Sex pheromone traps determine need for codling moth control in apple and pear orchards
AuthorsRichard S. Bethell
Louis A. Falcon
William C. Batiste
Gordon W. Morehead
Edio P. Delfino
Authors AffiliationsR. Bethell Farm Advisors in El Dorado and Sacramento Counties; L. A. Falcon is Associate Insect Pathologist, Division of Entomology, University of California, Berkeley; W. Batiste is Assistant Entomologist, Division of Entomology, University of California, Berkeley; G. Morehead are Farm Advisors in El Dorado and Sacramento Counties; E. Delfino is Agricultural Commissioner in El Dorado County.
Hilgardia 26(5):10-12. DOI:10.3733/ca.v026n05p10. May 1972.
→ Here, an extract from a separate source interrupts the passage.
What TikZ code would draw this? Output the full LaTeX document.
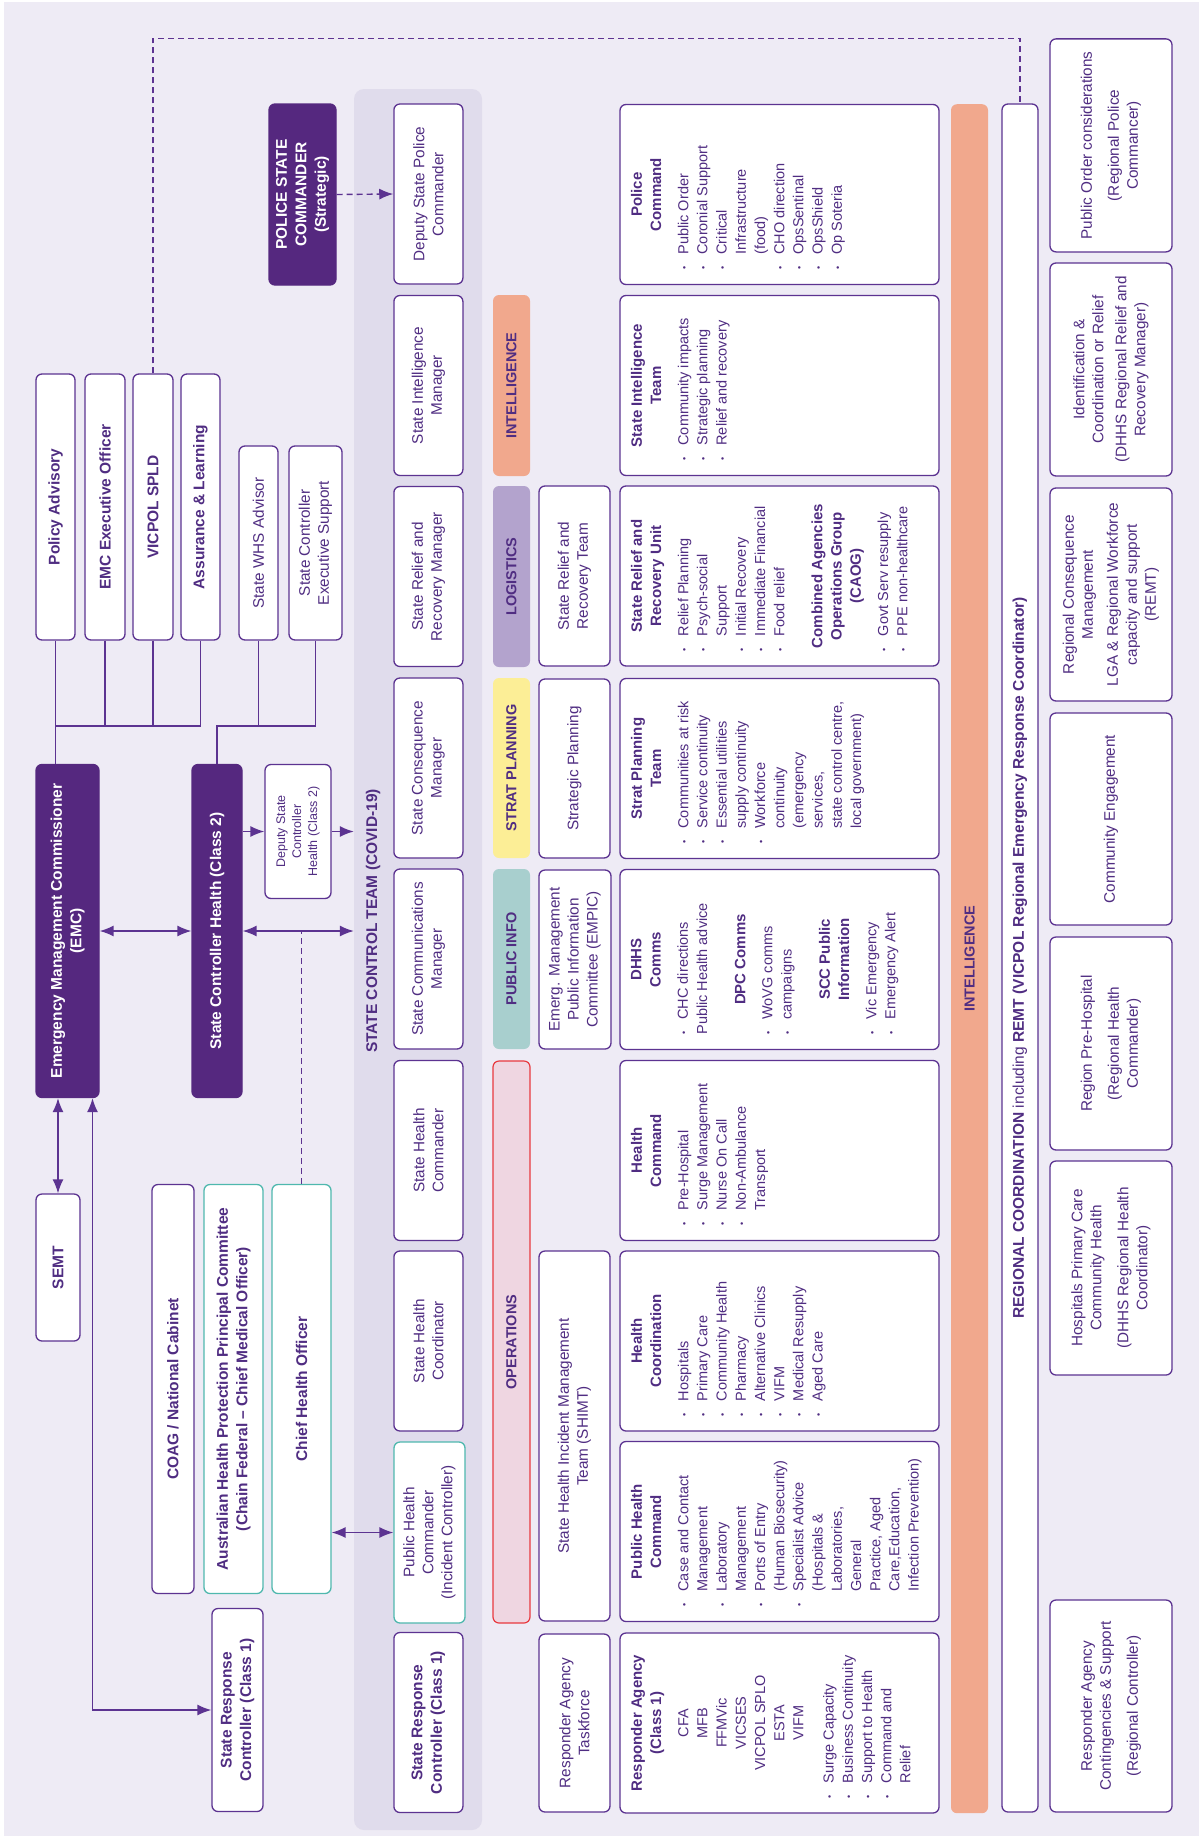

For several decades growers of pears and apples in California have controlled the codling moth by coating the fruit with chemical insecticides from petal fall through harvest. This preventive approach was necessary because growers lacked effective methods for determining codling moth activity and abundance in their orchards. While this approach has provided effective control, repeated applications of heavy dosages of broad-spectrum, persistent chemical insecticides have been expensive and disruptive to the environment. Beneficial organisms are destroyed which help regulate the abundance of other pests such as spider mites, aphids, and pear psylla. Released from their natural enemies, these pests frequently reach damaging levels, requiring additional pesticide treatments for their control.